A few months ago, I travelled to Xinjiang (Northwestern part of China) with a few friends. Visiting the coastal Chinese metropolitans time and again, it is easy to forget, and at times, underestimate the vast varieties of terrains, landscapes and culture that the country has to offer. And Xinjiang is definitely as rural as it can get. Before travelling, I suggest downloading Baidu Map use this instead of Google Map, and purchasing an overseas SIM card that allows you to use globally accessible apps. However, be prepared to be without internet for long periods of time during the trip. Xinjiang is geographically massive, taking up a sixth of China. For those who are unfamiliar, that is 2.3 times the size of Texas.The landscapes are vast, and every scenic attraction a lot more than a stone’s throw from each other.
Our road trip began from Urumqi, the biggest city in Xinjiang. First stop – Kanas National Geopark – twelve hours drive from Urumqi. Kanas is famous for its untouched nature. The two main attractions are Shenxian Bay and Guanyu Observation Tower. We were able to make good on time and reach Kanas right before sunset. We headed straight for the Guanyu Observation Tower, where you can get an aerial view of Kanas Lake. The gorgeous yellow rays piercing through the dense layers of autumn leaves made for a picture-perfect scene of serenity. As the sun dipped, we made our way down to the national park village. We decided to stay in the park so as to wake up in time for sunrise to catch the morning fog at Shenxian Bay. While the Shenxian fog is common enough to become a tourist attraction, it has not been honored with a name like Karl the fog in San Francisco.
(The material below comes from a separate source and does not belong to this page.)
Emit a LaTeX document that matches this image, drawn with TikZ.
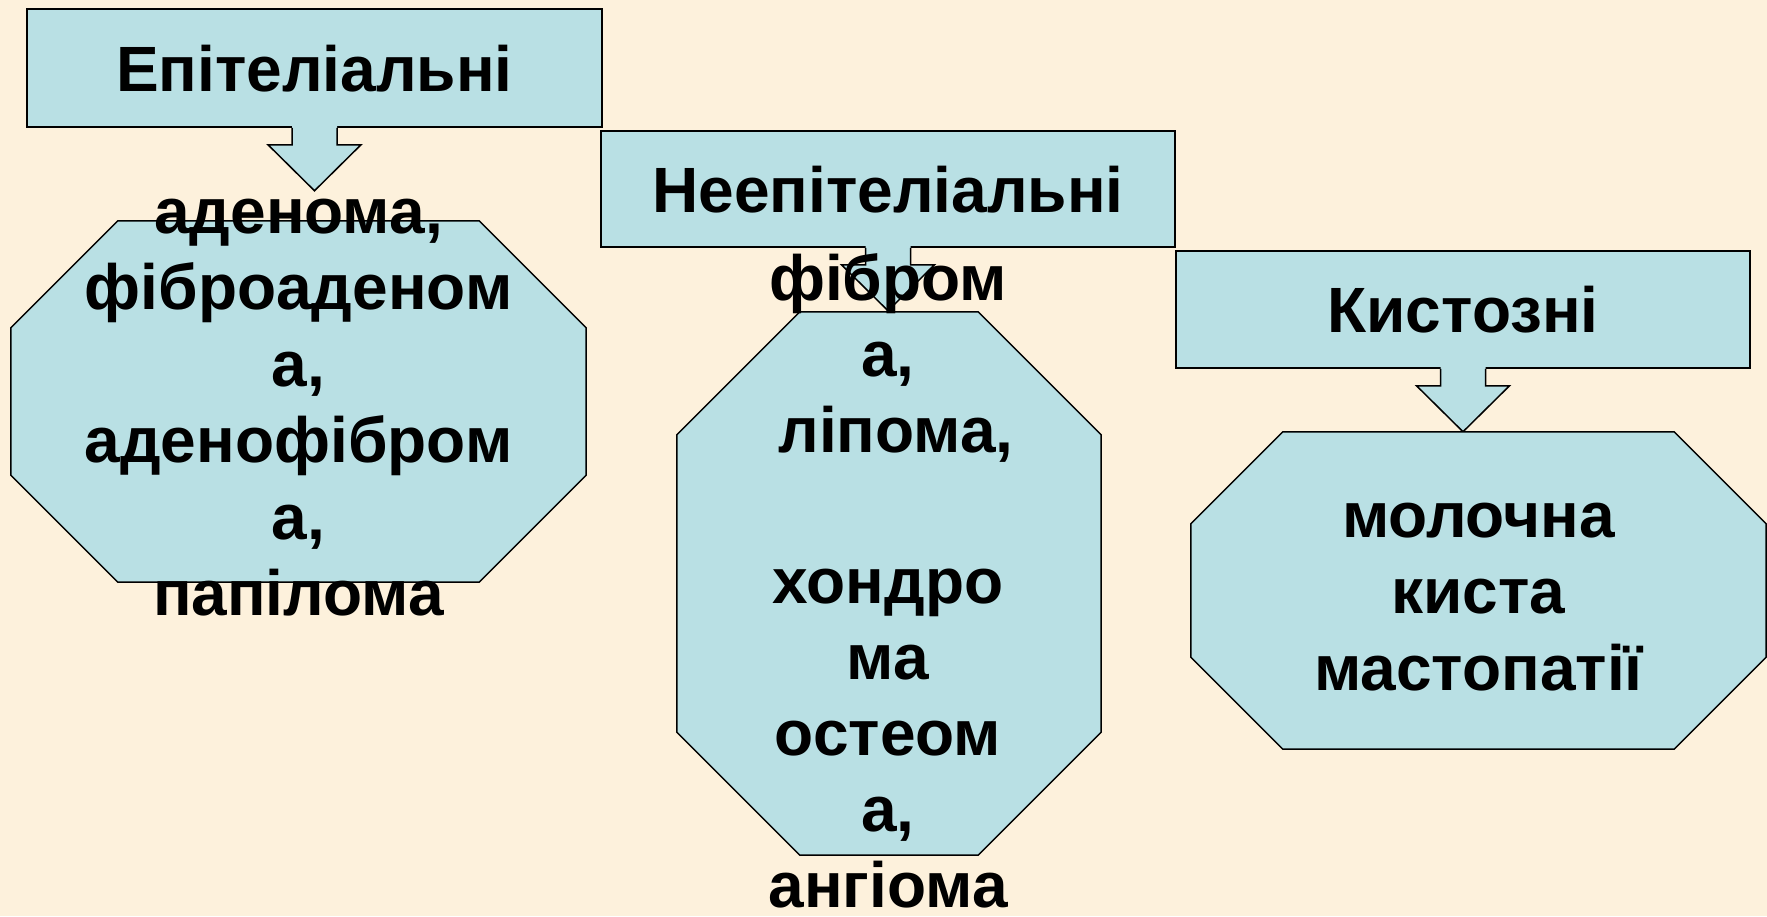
\documentclass[tikz,border=0pt]{standalone}
\usepackage{fontspec}
\setmainfont{Liberation Sans}
\usetikzlibrary{calc}
\definecolor{bgcream}{RGB}{253,241,220}
\definecolor{boxblue}{RGB}{185,224,228}
\tikzset{
  hdrbox/.style={draw=black, line width=1.5pt, fill=boxblue, inner sep=0pt,
    font=\bfseries\fontsize{64}{76.5}\selectfont, text height=46pt, text depth=0pt},
  octarea/.style={draw=none, inner sep=0pt},
  octline/.style={draw=black, line width=1.5pt, fill=boxblue, line join=miter},
  arrline/.style={draw=black, line width=1.5pt, line join=miter},
  arrfill/.style={fill=boxblue, draw=none},
  txtline/.style={inner sep=0pt, anchor=base, font=\bfseries\fontsize{64}{76.5}\selectfont}
}
\newcommand{\octoshape}[2]{%
  \draw[octline] ($(#1.north west)+(#2,0)$) -- ($(#1.north east)+(-#2,0)$)
    -- ($(#1.north east)+(0,#2)$) -- ($(#1.south east)+(0,-#2)$)
    -- ($(#1.south east)+(-#2,0)$) -- ($(#1.south west)+(#2,0)$)
    -- ($(#1.south west)+(0,-#2)$) -- ($(#1.north west)+(0,#2)$) -- cycle;}
\newcommand{\blkarrow}[1]{%
  \fill[arrfill] ($(#1.south)+(-22.5,-3)$) -- ($(#1.south)+(-22.5,17)$)
    -- ($(#1.south)+(-46.5,17)$) -- ($(#1.south)+(0,63)$)
    -- ($(#1.south)+(46.5,17)$) -- ($(#1.south)+(22.5,17)$)
    -- ($(#1.south)+(22.5,-3)$) -- cycle;
  \draw[arrline] ($(#1.south)+(-22.5,0)$) -- ($(#1.south)+(-22.5,17)$)
    -- ($(#1.south)+(-46.5,17)$) -- ($(#1.south)+(0,63)$)
    -- ($(#1.south)+(46.5,17)$) -- ($(#1.south)+(22.5,17)$)
    -- ($(#1.south)+(22.5,0)$);}
\begin{document}
\begin{tikzpicture}[x=1pt,y=-1pt]
\useasboundingbox (0,0) rectangle (1767,916);
\fill[bgcream] (0,0) rectangle (1767,916);
% header boxes
\node[hdrbox, minimum width=575pt, minimum height=118pt] (b1) at (314.5,68) {Епітеліальні};
\node[hdrbox, minimum width=574pt, minimum height=116pt] (b2) at (888,189) {Неепітеліальні};
\node[hdrbox, minimum width=574pt, minimum height=117pt] (b3) at (1463,309.5) {Кистозні};
% block arrows
\blkarrow{b1}
\blkarrow{b2}
\blkarrow{b3}
% octagon areas
\node[octarea, minimum width=575pt, minimum height=361pt] (o1) at (298.5,401.5) {};
\node[octarea, minimum width=424pt, minimum height=543pt] (o2) at (889,583.5) {};
\node[octarea, minimum width=575pt, minimum height=317pt] (o3) at (1478.5,590.5) {};
\octoshape{o1}{107}
\octoshape{o2}{123}
\octoshape{o3}{92}
% texts of octagon 1
\node[txtline] (t11) at (298.5,233) {аденома,};
\node[txtline] (t12) at (298.5,309.5) {фіброаденом};
\node[txtline] (t13) at (298.5,386) {а,};
\node[txtline] (t14) at (298.5,462.5) {аденофібром};
\node[txtline] (t15) at (298.5,539) {а,};
\node[txtline] (t16) at (298.5,615.5) {папілома};
% texts of octagon 2
\node[txtline] (t21) at (888,300) {фібром};
\node[txtline] (t22) at (888,376) {а,};
\node[txtline] (t23) at (896,452) {ліпома,};
\node[txtline] (t24) at (888,603.5) {хондро};
\node[txtline] (t25) at (888,679.5) {ма};
\node[txtline] (t26) at (888,755.5) {остеом};
\node[txtline] (t27) at (888,831.5) {а,};
\node[txtline] (t28) at (888,907) {ангіома};
% texts of octagon 3
\node[txtline] (t31) at (1478.5,537) {молочна};
\node[txtline] (t32) at (1478.5,613.5) {киста};
\node[txtline] (t33) at (1478.5,690) {мастопатії};
\end{tikzpicture}
\end{document}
The morning fog dancing in between the trees was absolutely gorgeous. Before the sun comes up, the fog provides a cold, unforgiving, but picturesque ambience providing a natural filter draped over an already beautiful backdrop. But after the sun rises, the scene, mood, and visual emotion of the site is completely flipped. The first light penetrates through the thick fog giving a sense of clarity; a sense of hope. After an amazing sunrise at foggy Shenxian Bay, we left for Kumu Village. At the village, we did a quick visual scout to find a good vantage point for sunset. As we hiked up a hill, the sun began to make it’s descent. The rays slowly began to splash the corrugated metal sheet roofs of the Kumu houses with its warm and orange shades as it slowly sank behind the hills that shroud the village. We spent the night in on of the wooden houses and experienced the Kumu way of life. The next day at sunrise we were perched once again atop a nearby hill. The morning fog mingling with the smoke from the chimneys provided us an interesting take of Kumu.
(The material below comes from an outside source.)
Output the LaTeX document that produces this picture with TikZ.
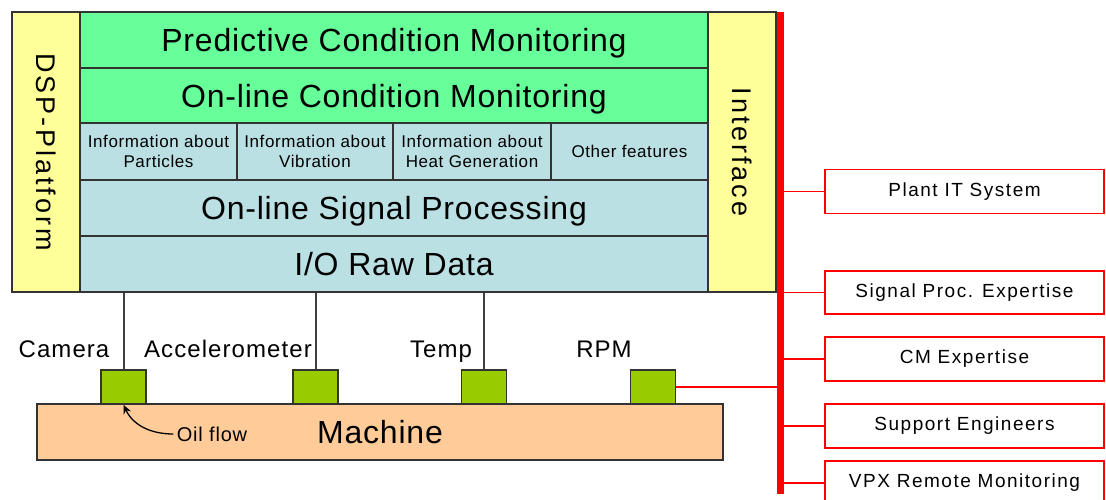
\documentclass[tikz,border=0pt]{standalone}
\usepackage{fontspec}
\setmainfont{Liberation Sans}
\usetikzlibrary{arrows.meta,positioning,calc}
\definecolor{cmgreen}{RGB}{102,255,153}
\definecolor{sigblue}{RGB}{187,224,227}
\definecolor{sideyellow}{RGB}{255,255,153}
\definecolor{machine}{RGB}{255,204,153}
\definecolor{sensor}{RGB}{153,204,0}
\definecolor{edge}{RGB}{51,51,51}
\newcommand{\spaced}[3]{\fontsize{#1}{#2}\selectfont\addfontfeatures{LetterSpace=#3}}
\tikzset{
  box/.style={draw=edge,line width=1.6pt,inner sep=0pt,align=center},
  layer/.style={box,minimum width=628pt,minimum height=56pt,text depth=0pt,font=\spaced{32}{36}{2.5}},
  info/.style={box,fill=sigblue,minimum width=157pt,minimum height=57pt,font=\spaced{17}{20}{3.5}},
  side/.style={box,fill=sideyellow,minimum width=68pt,minimum height=280pt,font=\spaced{27}{30}{11}},
  sens/.style={box,fill=sensor,minimum width=45pt,minimum height=34pt},
  lab/.style={anchor=base,font=\spaced{24}{28}{4.5}},
  ext/.style={draw=red,line width=1.6pt,fill=white,minimum width=279pt,minimum height=44pt,font=\spaced{19}{22}{8}},
  wire/.style={draw=gray!50!black,line width=2pt},
  link/.style={draw=red,line width=1.4pt},
  bus/.style={draw=red,line width=7pt}
}
\begin{document}
\begin{tikzpicture}[x=1pt,y=-1pt]
  \useasboundingbox (0,0) rectangle (1106,500);

  % platform stack
  \node[side] (dsp) at (46,152) {\rotatebox{-90}{DSP-Platform}};
  \node[layer,fill=cmgreen] (pcm) at (394,40) {Predictive Condition Monitoring};
  \node[layer,fill=cmgreen,minimum height=55pt] (ocm) at (394,95.5) {On-line Condition Monitoring};
  \node[info] (part) at (158.5,151.5) {Information about\\Particles};
  \node[info,minimum width=156pt] (vib) at (315,151.5) {Information about\\Vibration};
  \node[info,minimum width=158pt] (heat) at (472,151.5) {Information about\\Heat Generation};
  \node[info] (other) at (629.5,151.5) {Other features};
  \node[layer,fill=sigblue] (osp) at (394,208) {On-line Signal Processing};
  \node[layer,fill=sigblue] (io) at (394,264) {I/O Raw Data};
  \node[side] (intf) at (742,152) {\rotatebox{-90}{Interface}};

  % machine and sensors
  \node[box,fill=machine,minimum width=686pt,minimum height=56pt,font=\spaced{32}{36}{2.5}] (mach) at (380,432) {Machine};
  \node[sens] (cam) at (123.5,387) {};
  \node[sens] (acc) at (315.5,387) {};
  \node[sens] (temp) at (484,387) {};
  \node[sens] (rpm) at (653,387) {};
  \foreach \s in {cam,acc,temp}
    \draw[wire] (\s.north) -- (\s.north |- io.south);

  \node[lab] (camlab) at (64,357) {Camera};
  \node[lab] (acclab) at (228,357) {Accelerometer};
  \node[lab] (templab) at (441,357) {Temp};
  \node[lab] (rpmlab) at (604,357) {RPM};

  \node[font=\spaced{20}{24}{4}] (oil) at (212,434) {Oil flow};
  \draw[-{Stealth[length=9pt,width=8pt]},line width=1.3pt] (oil.west) to[out=180,in=-65] (cam.south);

  % red bus and outside parties
  \coordinate (bustop) at (780,12);
  \coordinate (busbot) at (780,494);
  \draw[bus] (bustop) -- (busbot);
  \draw[link] (rpm.east) -- (rpm.east -| bustop);

  \node[ext] (plant) at (964.5,191.5) {Plant IT System};
  \node[ext,minimum height=43pt] (spx) at (964.5,292.5) {Signal Proc. Expertise};
  \node[ext] (cmx) at (964.5,359) {CM Expertise};
  \node[ext] (supp) at (964.5,426) {Support Engineers};
  \node[ext] (vpx) at (964.5,483) {VPX Remote Monitoring};
  \foreach \e in {plant,spx,cmx,supp,vpx}
    \draw[link] (\e.west) -- (\e.west -| bustop);
\end{tikzpicture}
\end{document}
Next spot was Devil City in Urho, Karamay, which looked like a set straight out of Mad Max. The natural structures had been carved out by centuries of strong winds, so do expect it to be quite windy in this area. It also gets very dusty and sandy, so make sure your camera gear is well-protected while you explore Devil City.
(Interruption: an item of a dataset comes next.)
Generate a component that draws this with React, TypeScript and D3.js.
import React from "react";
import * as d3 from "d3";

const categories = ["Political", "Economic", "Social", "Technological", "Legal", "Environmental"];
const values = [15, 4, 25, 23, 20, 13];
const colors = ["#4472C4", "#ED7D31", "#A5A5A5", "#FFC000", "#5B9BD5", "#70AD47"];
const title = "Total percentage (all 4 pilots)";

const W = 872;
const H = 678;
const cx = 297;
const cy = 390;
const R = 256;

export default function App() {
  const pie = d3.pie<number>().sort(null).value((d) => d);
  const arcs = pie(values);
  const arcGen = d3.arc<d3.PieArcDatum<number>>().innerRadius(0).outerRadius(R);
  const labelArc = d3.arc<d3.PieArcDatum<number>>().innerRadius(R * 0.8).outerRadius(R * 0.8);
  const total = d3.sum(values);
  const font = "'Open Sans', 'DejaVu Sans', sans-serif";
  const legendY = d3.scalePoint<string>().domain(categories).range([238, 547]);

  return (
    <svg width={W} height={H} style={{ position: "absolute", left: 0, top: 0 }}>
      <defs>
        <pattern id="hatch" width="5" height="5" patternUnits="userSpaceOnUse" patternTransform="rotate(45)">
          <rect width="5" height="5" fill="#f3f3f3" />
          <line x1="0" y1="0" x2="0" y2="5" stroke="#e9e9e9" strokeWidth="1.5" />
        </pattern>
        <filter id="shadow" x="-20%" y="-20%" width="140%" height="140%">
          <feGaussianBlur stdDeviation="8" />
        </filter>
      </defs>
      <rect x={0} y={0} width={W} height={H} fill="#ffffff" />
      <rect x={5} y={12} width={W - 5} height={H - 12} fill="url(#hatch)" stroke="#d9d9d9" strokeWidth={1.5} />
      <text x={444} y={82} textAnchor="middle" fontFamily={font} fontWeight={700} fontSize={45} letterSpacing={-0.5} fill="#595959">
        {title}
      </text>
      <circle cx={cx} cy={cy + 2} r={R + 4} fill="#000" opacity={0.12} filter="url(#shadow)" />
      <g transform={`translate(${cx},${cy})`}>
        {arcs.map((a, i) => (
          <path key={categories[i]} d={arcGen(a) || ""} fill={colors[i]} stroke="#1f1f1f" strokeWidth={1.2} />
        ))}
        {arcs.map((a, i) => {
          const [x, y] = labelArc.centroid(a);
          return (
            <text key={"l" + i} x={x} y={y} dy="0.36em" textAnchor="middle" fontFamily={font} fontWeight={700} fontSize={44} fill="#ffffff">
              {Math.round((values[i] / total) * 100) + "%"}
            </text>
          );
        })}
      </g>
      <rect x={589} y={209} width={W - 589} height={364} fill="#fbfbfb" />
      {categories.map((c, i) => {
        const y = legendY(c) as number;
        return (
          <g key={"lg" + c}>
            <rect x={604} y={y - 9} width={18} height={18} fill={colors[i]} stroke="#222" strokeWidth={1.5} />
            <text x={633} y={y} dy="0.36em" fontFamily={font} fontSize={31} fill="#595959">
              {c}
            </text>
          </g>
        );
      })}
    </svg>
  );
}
After Devil City, we visited Anjihai Grand Canyon which is great for sunrise. One of my favorite things about Northern XInjiang is that the landscapes are so different and there is so much variety between each of the attractions. At Anjihai, the beautiful graphical patterns are so surreal you can’t stop looking and capturing the landscape with both a wide angle lens and a zoom lens.
Last but not least – Tekesi Bagua City, in which the urban planning is unique and second to none. It’s based on religion and the only way to see the urban planning of this crazy cityscape is from up in the air. If you are not planning to drone, it may not be worth visiting this area.